The first feature film he directed was Rio 40 Graus, which was released in 1955. The film is a chronicle of life in the favelas of Rio de Janeiro, and it influenced several other directors, spurring the Cinema Novo movement.[1] In 1963, Pereira dos Santos was a member of the jury at the 3rd Moscow International Film Festival.[2] In 1981 he was a member of the jury at the 12th Moscow International Film Festival.[3]

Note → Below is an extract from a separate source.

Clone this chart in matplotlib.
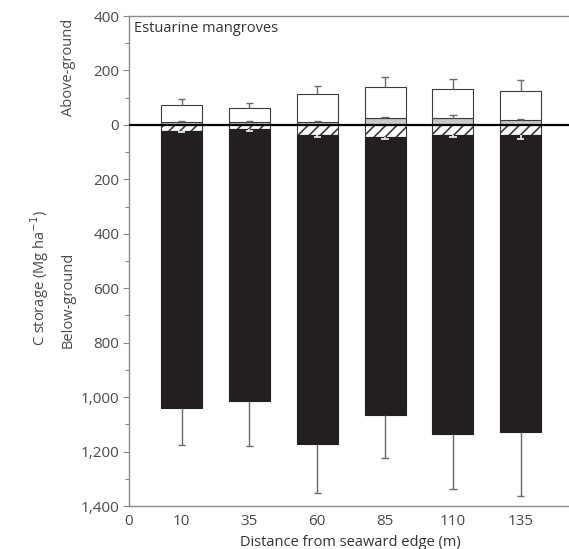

His most well-known film outside Brazil is Como Era Gostoso o Meu Francês (How Tasty Was My Little Frenchman, 1971). It was entered into the 21st Berlin International Film Festival.[4] The film takes place in the sixteenth century and details the alleged cannibalistic practices of the (now extinct) indigenous Tupinamba warrior tribe against the French and Portuguese colonizers of the Brazilian littoral. The film is something of a black comedy about European colonialism—one that makes satirical use of the Brazilian modernist trope of Antropofagia ("cultural cannibalism"), then recently revived by the Tropicalismo movement of the 1960s—as well as a bitter commentary on the historical genocide of the indigenous tribes in Latin America and the gradual destruction of their civilization.
His 1994 film The Third Bank of the River was entered into the 44th Berlin International Film Festival.[5]
Pereira dos Santos' 2006 film Brasília 18% explores some of the darker aspects of contemporary Brazilian politics such as political corruption, the murder of trial witnesses, and money laundering.
Pereira dos Santos was a member of the Brazilian Academy of Letters since 2006.[6]
Pereira dos Santos died of multiple organ failure in Rio de Janeiro on 12 April 2018. He was 89.[6]